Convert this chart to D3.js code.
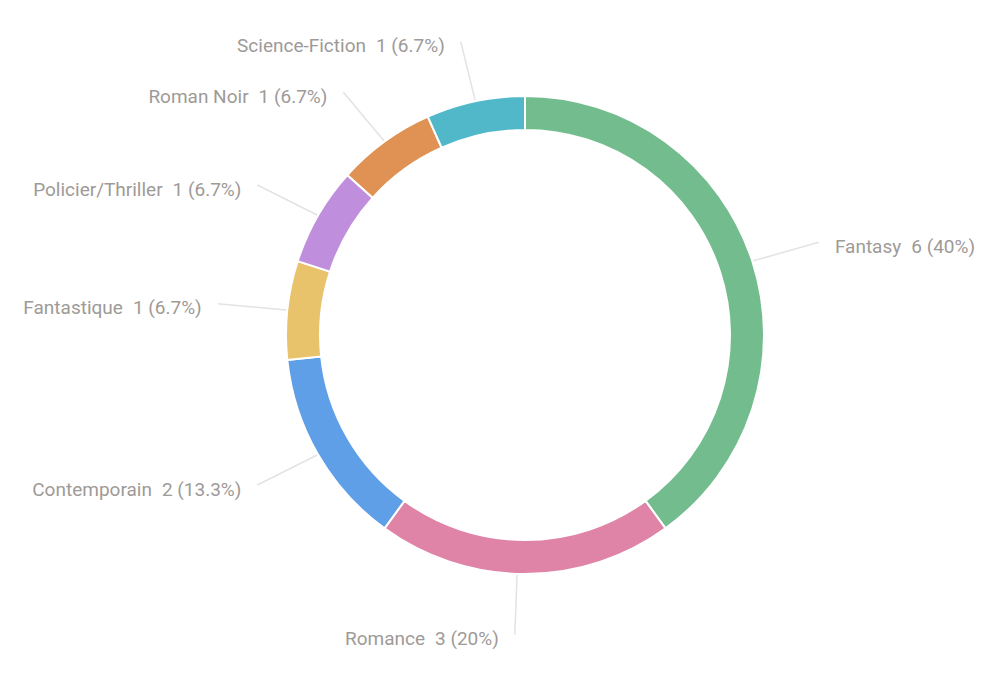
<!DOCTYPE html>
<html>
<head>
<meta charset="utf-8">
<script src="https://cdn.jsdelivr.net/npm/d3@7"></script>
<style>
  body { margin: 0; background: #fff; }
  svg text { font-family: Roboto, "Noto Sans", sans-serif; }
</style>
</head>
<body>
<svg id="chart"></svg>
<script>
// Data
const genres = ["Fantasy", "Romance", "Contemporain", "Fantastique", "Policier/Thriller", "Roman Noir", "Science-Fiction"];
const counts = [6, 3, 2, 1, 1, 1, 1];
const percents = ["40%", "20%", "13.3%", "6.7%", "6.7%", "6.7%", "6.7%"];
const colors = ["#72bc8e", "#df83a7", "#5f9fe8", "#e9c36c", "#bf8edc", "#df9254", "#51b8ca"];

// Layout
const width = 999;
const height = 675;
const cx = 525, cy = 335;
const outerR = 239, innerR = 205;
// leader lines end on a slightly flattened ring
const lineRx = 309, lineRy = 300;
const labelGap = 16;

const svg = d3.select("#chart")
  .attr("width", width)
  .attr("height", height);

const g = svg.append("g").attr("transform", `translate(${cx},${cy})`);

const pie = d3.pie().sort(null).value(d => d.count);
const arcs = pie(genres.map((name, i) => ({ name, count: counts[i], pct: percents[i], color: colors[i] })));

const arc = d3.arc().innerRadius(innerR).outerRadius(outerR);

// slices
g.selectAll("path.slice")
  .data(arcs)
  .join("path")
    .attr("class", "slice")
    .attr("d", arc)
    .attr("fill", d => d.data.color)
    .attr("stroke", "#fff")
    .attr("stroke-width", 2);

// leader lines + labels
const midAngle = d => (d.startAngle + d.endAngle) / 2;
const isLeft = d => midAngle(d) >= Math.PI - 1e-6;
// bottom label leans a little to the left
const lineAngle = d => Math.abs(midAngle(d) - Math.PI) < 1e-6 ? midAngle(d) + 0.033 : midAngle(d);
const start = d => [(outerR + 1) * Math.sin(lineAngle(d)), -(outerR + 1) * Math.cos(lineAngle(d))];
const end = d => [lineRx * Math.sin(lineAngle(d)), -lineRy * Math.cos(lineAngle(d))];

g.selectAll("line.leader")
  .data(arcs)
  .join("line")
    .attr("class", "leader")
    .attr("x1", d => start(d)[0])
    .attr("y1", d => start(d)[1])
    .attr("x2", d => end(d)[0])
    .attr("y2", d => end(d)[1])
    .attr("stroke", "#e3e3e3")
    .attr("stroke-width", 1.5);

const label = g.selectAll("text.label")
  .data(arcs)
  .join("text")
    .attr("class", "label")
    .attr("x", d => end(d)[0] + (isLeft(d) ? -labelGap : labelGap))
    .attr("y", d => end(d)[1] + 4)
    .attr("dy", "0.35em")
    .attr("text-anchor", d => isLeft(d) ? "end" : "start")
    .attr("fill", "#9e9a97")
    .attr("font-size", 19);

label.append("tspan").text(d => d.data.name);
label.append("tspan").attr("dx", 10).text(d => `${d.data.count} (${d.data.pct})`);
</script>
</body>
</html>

####################

## Task goal
Print out the lines exactly, skipping any picture.

## Answer to the task
Convert this chart to D3.js code.
<!DOCTYPE html>
<html>
<head>
<meta charset="utf-8">
<script src="https://cdn.jsdelivr.net/npm/d3@7"></script>
<style>
  body { margin: 0; background: #fff; }
  svg text { font-family: Roboto, "Noto Sans", sans-serif; }
</style>
</head>
<body>
<svg id="chart"></svg>
<script>
// Data
const genres = ["Fantasy", "Romance", "Contemporain", "Fantastique", "Policier/Thriller", "Roman Noir", "Science-Fiction"];
const counts = [6, 3, 2, 1, 1, 1, 1];
const percents = ["40%", "20%", "13.3%", "6.7%", "6.7%", "6.7%", "6.7%"];
const colors = ["#72bc8e", "#df83a7", "#5f9fe8", "#e9c36c", "#bf8edc", "#df9254", "#51b8ca"];

// Layout
const width = 999;
const height = 675;
const cx = 525, cy = 335;
const outerR = 239, innerR = 205;
// leader lines end on a slightly flattened ring
const lineRx = 309, lineRy = 300;
const labelGap = 16;

const svg = d3.select("#chart")
  .attr("width", width)
  .attr("height", height);

const g = svg.append("g").attr("transform", `translate(${cx},${cy})`);

const pie = d3.pie().sort(null).value(d => d.count);
const arcs = pie(genres.map((name, i) => ({ name, count: counts[i], pct: percents[i], color: colors[i] })));

const arc = d3.arc().innerRadius(innerR).outerRadius(outerR);

// slices
g.selectAll("path.slice")
  .data(arcs)
  .join("path")
    .attr("class", "slice")
    .attr("d", arc)
    .attr("fill", d => d.data.color)
    .attr("stroke", "#fff")
    .attr("stroke-width", 2);

// leader lines + labels
const midAngle = d => (d.startAngle + d.endAngle) / 2;
const isLeft = d => midAngle(d) >= Math.PI - 1e-6;
// bottom label leans a little to the left
const lineAngle = d => Math.abs(midAngle(d) - Math.PI) < 1e-6 ? midAngle(d) + 0.033 : midAngle(d);
const start = d => [(outerR + 1) * Math.sin(lineAngle(d)), -(outerR + 1) * Math.cos(lineAngle(d))];
const end = d => [lineRx * Math.sin(lineAngle(d)), -lineRy * Math.cos(lineAngle(d))];

g.selectAll("line.leader")
  .data(arcs)
  .join("line")
    .attr("class", "leader")
    .attr("x1", d => start(d)[0])
    .attr("y1", d => start(d)[1])
    .attr("x2", d => end(d)[0])
    .attr("y2", d => end(d)[1])
    .attr("stroke", "#e3e3e3")
    .attr("stroke-width", 1.5);

const label = g.selectAll("text.label")
  .data(arcs)
  .join("text")
    .attr("class", "label")
    .attr("x", d => end(d)[0] + (isLeft(d) ? -labelGap : labelGap))
    .attr("y", d => end(d)[1] + 4)
    .attr("dy", "0.35em")
    .attr("text-anchor", d => isLeft(d) ? "end" : "start")
    .attr("fill", "#9e9a97")
    .attr("font-size", 19);

label.append("tspan").text(d => d.data.name);
label.append("tspan").attr("dx", 10).text(d => `${d.data.count} (${d.data.pct})`);
</script>
</body>
</html>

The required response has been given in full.